Written exercise:
Transcribe the whole listing below without changing a word, but leave out every image.

Provided data:
----

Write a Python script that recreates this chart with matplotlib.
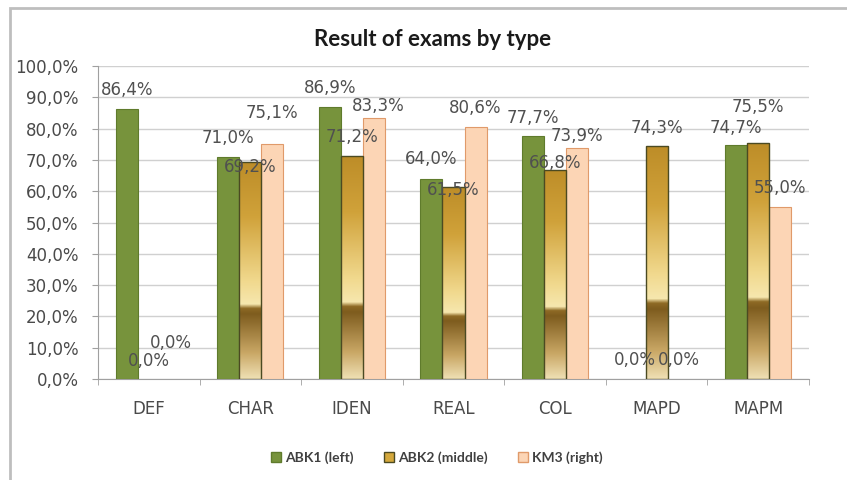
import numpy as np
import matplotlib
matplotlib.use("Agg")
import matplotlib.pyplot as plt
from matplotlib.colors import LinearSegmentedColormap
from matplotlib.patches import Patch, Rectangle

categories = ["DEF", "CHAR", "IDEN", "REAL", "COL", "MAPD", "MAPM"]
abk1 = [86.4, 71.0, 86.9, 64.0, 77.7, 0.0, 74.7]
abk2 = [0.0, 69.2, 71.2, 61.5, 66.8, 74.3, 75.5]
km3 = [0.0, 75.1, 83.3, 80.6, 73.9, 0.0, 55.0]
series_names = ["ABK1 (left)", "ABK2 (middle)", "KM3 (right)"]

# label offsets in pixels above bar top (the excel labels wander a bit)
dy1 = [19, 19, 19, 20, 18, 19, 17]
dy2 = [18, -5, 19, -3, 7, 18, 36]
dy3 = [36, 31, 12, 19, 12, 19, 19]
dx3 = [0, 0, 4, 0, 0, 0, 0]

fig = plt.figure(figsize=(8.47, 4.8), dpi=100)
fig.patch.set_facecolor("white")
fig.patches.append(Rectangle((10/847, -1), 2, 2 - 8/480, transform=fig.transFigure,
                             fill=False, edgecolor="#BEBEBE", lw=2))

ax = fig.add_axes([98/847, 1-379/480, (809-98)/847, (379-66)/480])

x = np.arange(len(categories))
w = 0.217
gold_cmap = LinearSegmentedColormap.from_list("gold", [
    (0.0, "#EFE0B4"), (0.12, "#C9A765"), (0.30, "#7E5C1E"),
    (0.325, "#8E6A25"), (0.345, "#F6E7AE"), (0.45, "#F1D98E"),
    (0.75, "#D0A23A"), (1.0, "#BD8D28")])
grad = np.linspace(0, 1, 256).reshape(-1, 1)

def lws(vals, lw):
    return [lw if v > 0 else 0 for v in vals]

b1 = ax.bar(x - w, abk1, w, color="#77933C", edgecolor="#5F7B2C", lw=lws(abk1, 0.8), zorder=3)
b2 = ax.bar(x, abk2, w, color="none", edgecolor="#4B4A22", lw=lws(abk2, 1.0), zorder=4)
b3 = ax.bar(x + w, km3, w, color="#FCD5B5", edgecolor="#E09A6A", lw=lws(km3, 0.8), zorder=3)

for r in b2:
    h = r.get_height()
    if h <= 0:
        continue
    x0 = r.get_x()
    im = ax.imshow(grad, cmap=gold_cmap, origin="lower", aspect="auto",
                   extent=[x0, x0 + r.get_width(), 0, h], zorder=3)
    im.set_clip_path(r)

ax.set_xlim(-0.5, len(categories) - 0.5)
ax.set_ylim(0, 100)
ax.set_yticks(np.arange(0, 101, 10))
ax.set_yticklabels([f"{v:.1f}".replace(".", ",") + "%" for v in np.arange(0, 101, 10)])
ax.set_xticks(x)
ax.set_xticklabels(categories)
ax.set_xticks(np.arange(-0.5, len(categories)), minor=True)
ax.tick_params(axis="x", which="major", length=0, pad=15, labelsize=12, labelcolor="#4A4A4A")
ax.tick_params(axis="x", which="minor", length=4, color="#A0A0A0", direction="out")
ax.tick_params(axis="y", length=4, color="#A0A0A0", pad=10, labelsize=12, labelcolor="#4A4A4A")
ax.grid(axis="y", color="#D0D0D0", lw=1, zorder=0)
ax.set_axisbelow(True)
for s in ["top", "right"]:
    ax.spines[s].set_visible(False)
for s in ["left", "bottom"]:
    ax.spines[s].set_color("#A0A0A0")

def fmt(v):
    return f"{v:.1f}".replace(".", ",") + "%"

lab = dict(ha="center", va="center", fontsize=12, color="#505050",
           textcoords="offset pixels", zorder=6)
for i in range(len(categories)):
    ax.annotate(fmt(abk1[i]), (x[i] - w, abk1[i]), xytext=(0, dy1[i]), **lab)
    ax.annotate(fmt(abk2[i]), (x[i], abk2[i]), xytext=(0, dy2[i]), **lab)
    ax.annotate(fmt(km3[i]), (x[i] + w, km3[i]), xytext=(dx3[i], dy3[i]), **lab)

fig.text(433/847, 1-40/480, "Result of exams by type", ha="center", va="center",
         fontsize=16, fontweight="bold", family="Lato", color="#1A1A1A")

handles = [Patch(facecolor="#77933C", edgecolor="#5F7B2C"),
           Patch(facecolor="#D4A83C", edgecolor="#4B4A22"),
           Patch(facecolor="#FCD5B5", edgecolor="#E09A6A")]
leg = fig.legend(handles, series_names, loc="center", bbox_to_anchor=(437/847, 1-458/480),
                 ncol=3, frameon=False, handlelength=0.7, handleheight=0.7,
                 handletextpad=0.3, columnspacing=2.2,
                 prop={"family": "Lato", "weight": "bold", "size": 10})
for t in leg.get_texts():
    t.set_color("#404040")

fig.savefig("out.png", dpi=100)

----

Task response:
Write a Python script that recreates this chart with matplotlib.
import numpy as np
import matplotlib
matplotlib.use("Agg")
import matplotlib.pyplot as plt
from matplotlib.colors import LinearSegmentedColormap
from matplotlib.patches import Patch, Rectangle

categories = ["DEF", "CHAR", "IDEN", "REAL", "COL", "MAPD", "MAPM"]
abk1 = [86.4, 71.0, 86.9, 64.0, 77.7, 0.0, 74.7]
abk2 = [0.0, 69.2, 71.2, 61.5, 66.8, 74.3, 75.5]
km3 = [0.0, 75.1, 83.3, 80.6, 73.9, 0.0, 55.0]
series_names = ["ABK1 (left)", "ABK2 (middle)", "KM3 (right)"]

# label offsets in pixels above bar top (the excel labels wander a bit)
dy1 = [19, 19, 19, 20, 18, 19, 17]
dy2 = [18, -5, 19, -3, 7, 18, 36]
dy3 = [36, 31, 12, 19, 12, 19, 19]
dx3 = [0, 0, 4, 0, 0, 0, 0]

fig = plt.figure(figsize=(8.47, 4.8), dpi=100)
fig.patch.set_facecolor("white")
fig.patches.append(Rectangle((10/847, -1), 2, 2 - 8/480, transform=fig.transFigure,
                             fill=False, edgecolor="#BEBEBE", lw=2))

ax = fig.add_axes([98/847, 1-379/480, (809-98)/847, (379-66)/480])

x = np.arange(len(categories))
w = 0.217
gold_cmap = LinearSegmentedColormap.from_list("gold", [
    (0.0, "#EFE0B4"), (0.12, "#C9A765"), (0.30, "#7E5C1E"),
    (0.325, "#8E6A25"), (0.345, "#F6E7AE"), (0.45, "#F1D98E"),
    (0.75, "#D0A23A"), (1.0, "#BD8D28")])
grad = np.linspace(0, 1, 256).reshape(-1, 1)

def lws(vals, lw):
    return [lw if v > 0 else 0 for v in vals]

b1 = ax.bar(x - w, abk1, w, color="#77933C", edgecolor="#5F7B2C", lw=lws(abk1, 0.8), zorder=3)
b2 = ax.bar(x, abk2, w, color="none", edgecolor="#4B4A22", lw=lws(abk2, 1.0), zorder=4)
b3 = ax.bar(x + w, km3, w, color="#FCD5B5", edgecolor="#E09A6A", lw=lws(km3, 0.8), zorder=3)

for r in b2:
    h = r.get_height()
    if h <= 0:
        continue
    x0 = r.get_x()
    im = ax.imshow(grad, cmap=gold_cmap, origin="lower", aspect="auto",
                   extent=[x0, x0 + r.get_width(), 0, h], zorder=3)
    im.set_clip_path(r)

ax.set_xlim(-0.5, len(categories) - 0.5)
ax.set_ylim(0, 100)
ax.set_yticks(np.arange(0, 101, 10))
ax.set_yticklabels([f"{v:.1f}".replace(".", ",") + "%" for v in np.arange(0, 101, 10)])
ax.set_xticks(x)
ax.set_xticklabels(categories)
ax.set_xticks(np.arange(-0.5, len(categories)), minor=True)
ax.tick_params(axis="x", which="major", length=0, pad=15, labelsize=12, labelcolor="#4A4A4A")
ax.tick_params(axis="x", which="minor", length=4, color="#A0A0A0", direction="out")
ax.tick_params(axis="y", length=4, color="#A0A0A0", pad=10, labelsize=12, labelcolor="#4A4A4A")
ax.grid(axis="y", color="#D0D0D0", lw=1, zorder=0)
ax.set_axisbelow(True)
for s in ["top", "right"]:
    ax.spines[s].set_visible(False)
for s in ["left", "bottom"]:
    ax.spines[s].set_color("#A0A0A0")

def fmt(v):
    return f"{v:.1f}".replace(".", ",") + "%"

lab = dict(ha="center", va="center", fontsize=12, color="#505050",
           textcoords="offset pixels", zorder=6)
for i in range(len(categories)):
    ax.annotate(fmt(abk1[i]), (x[i] - w, abk1[i]), xytext=(0, dy1[i]), **lab)
    ax.annotate(fmt(abk2[i]), (x[i], abk2[i]), xytext=(0, dy2[i]), **lab)
    ax.annotate(fmt(km3[i]), (x[i] + w, km3[i]), xytext=(dx3[i], dy3[i]), **lab)

fig.text(433/847, 1-40/480, "Result of exams by type", ha="center", va="center",
         fontsize=16, fontweight="bold", family="Lato", color="#1A1A1A")

handles = [Patch(facecolor="#77933C", edgecolor="#5F7B2C"),
           Patch(facecolor="#D4A83C", edgecolor="#4B4A22"),
           Patch(facecolor="#FCD5B5", edgecolor="#E09A6A")]
leg = fig.legend(handles, series_names, loc="center", bbox_to_anchor=(437/847, 1-458/480),
                 ncol=3, frameon=False, handlelength=0.7, handleheight=0.7,
                 handletextpad=0.3, columnspacing=2.2,
                 prop={"family": "Lato", "weight": "bold", "size": 10})
for t in leg.get_texts():
    t.set_color("#404040")

fig.savefig("out.png", dpi=100)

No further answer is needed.